* _Source excerpt_
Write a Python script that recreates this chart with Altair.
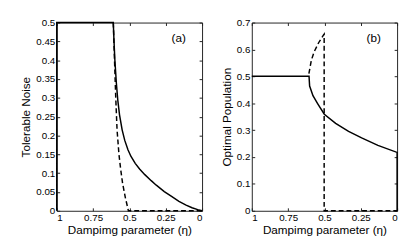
import altair as alt
import pandas as pd

# Panel (a): tolerable noise vs damping parameter
a_solid_eta = [1.0, 1.0, 0.611, 0.606, 0.6, 0.59, 0.58, 0.568, 0.55, 0.532, 0.51, 0.49, 0.46, 0.43, 0.394,
               0.35, 0.315, 0.26, 0.21, 0.159, 0.11, 0.069, 0.03, 0.0]
a_solid_val = [0.0, 0.5, 0.5, 0.45, 0.4, 0.34, 0.294, 0.255, 0.215, 0.187, 0.162, 0.145, 0.126, 0.111, 0.096,
               0.08, 0.068, 0.051, 0.038, 0.025, 0.015, 0.008, 0.003, 0.0]
a_dash_eta = [0.611, 0.6, 0.594, 0.585, 0.572, 0.56, 0.547, 0.528, 0.507, 0.0]
a_dash_val = [0.5, 0.37, 0.3, 0.215, 0.15, 0.11, 0.073, 0.035, 0.0, 0.0]

# Panel (b): optimal population vs damping parameter
b_solid_eta = [1.0, 0.606, 0.602, 0.579, 0.546, 0.501, 0.423, 0.334, 0.244, 0.132, 0.0, 0.0]
b_solid_val = [0.5, 0.5, 0.464, 0.428, 0.398, 0.359, 0.325, 0.295, 0.271, 0.243, 0.217, 0.0]
b_dash_eta = [0.607, 0.59, 0.571, 0.54, 0.505, 0.502, 0.502, 0.0]
b_dash_val = [0.51, 0.56, 0.591, 0.625, 0.655, 0.657, 0.0, 0.0]

x_ticks = [0, 0.25, 0.5, 0.75, 1]
a_y_ticks = [0, 0.05, 0.1, 0.15, 0.2, 0.25, 0.3, 0.35, 0.4, 0.45, 0.5]
b_y_ticks = [0, 0.1, 0.2, 0.3, 0.4, 0.5, 0.6, 0.7]

x_title = "Dampimg parameter (η)"
FONT = "Liberation Sans"
W, H = 149, 193


def df(eta, val):
    return pd.DataFrame({"eta": eta, "val": val, "i": list(range(len(eta)))})


def panel(solid, dash, ytitle, ymax, yticks, tag):
    xs = alt.Scale(domain=[0, 1], reverse=True, nice=False, zero=False)
    ys = alt.Scale(domain=[0, ymax], nice=False, zero=False)
    lbl = "datum.value + ''"
    main = alt.Chart(df(*solid)).mark_line(color="black", strokeWidth=1.5).encode(
        x=alt.X("eta:Q", scale=xs, axis=alt.Axis(values=x_ticks, labelExpr=lbl, title=x_title,
                                                 orient="bottom", domain=False, grid=False,
                                                 tickSize=3, offset=-3, labelPadding=2,
                                                 titlePadding=2)),
        y=alt.Y("val:Q", scale=ys, axis=alt.Axis(values=yticks, labelExpr=lbl, title=ytitle,
                                                 orient="left", domain=False, grid=False,
                                                 tickSize=3, offset=-3, labelPadding=2,
                                                 titlePadding=3)),
        order="i:Q",
    )
    dashed = alt.Chart(df(*dash)).mark_line(color="black", strokeWidth=1.5, strokeDash=[5, 3]).encode(
        x=alt.X("eta:Q", scale=xs, axis=alt.Axis(values=x_ticks, labels=False, title=None,
                                                 orient="top", domain=False, grid=False,
                                                 tickSize=3, offset=-3)),
        y=alt.Y("val:Q", scale=ys, axis=alt.Axis(values=yticks, labels=False, title=None,
                                                 orient="right", domain=False, grid=False,
                                                 tickSize=3, offset=-3)),
        order="i:Q",
    )
    label = alt.Chart(pd.DataFrame({"t": [tag]})).mark_text(fontSize=12, font=FONT, color="black").encode(
        text="t:N", x=alt.value(125), y=alt.value(16)
    )
    return alt.layer(main, dashed, label).resolve_axis(x="independent", y="independent").properties(width=W, height=H)


pa = panel((a_solid_eta, a_solid_val), (a_dash_eta, a_dash_val), "Tolerable Noise", 0.5, a_y_ticks, "(a)")
pb = panel((b_solid_eta, b_solid_val), (b_dash_eta, b_dash_val), "Optimal Population", 0.7, b_y_ticks, "(b)")

chart = alt.hconcat(pa, pb, spacing=14).properties(
    padding={"left": 12, "top": 6, "right": 0, "bottom": 0}
).configure_view(stroke="#222", strokeWidth=1).configure_axis(
    labelFont=FONT, titleFont=FONT, labelFontSize=10, titleFontSize=12,
    labelColor="black", titleColor="black", titleFontWeight="normal", tickColor="#222"
)

chart.save("out.html", embed_options={"renderer": "svg", "actions": False})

* _Task details_
Your task is to reproduce exactly the lines from the start of the data above through the line containing "import pandas as pd", leaving every picture out.

* _Task solution_
Write a Python script that recreates this chart with Altair.
import altair as alt
import pandas as pd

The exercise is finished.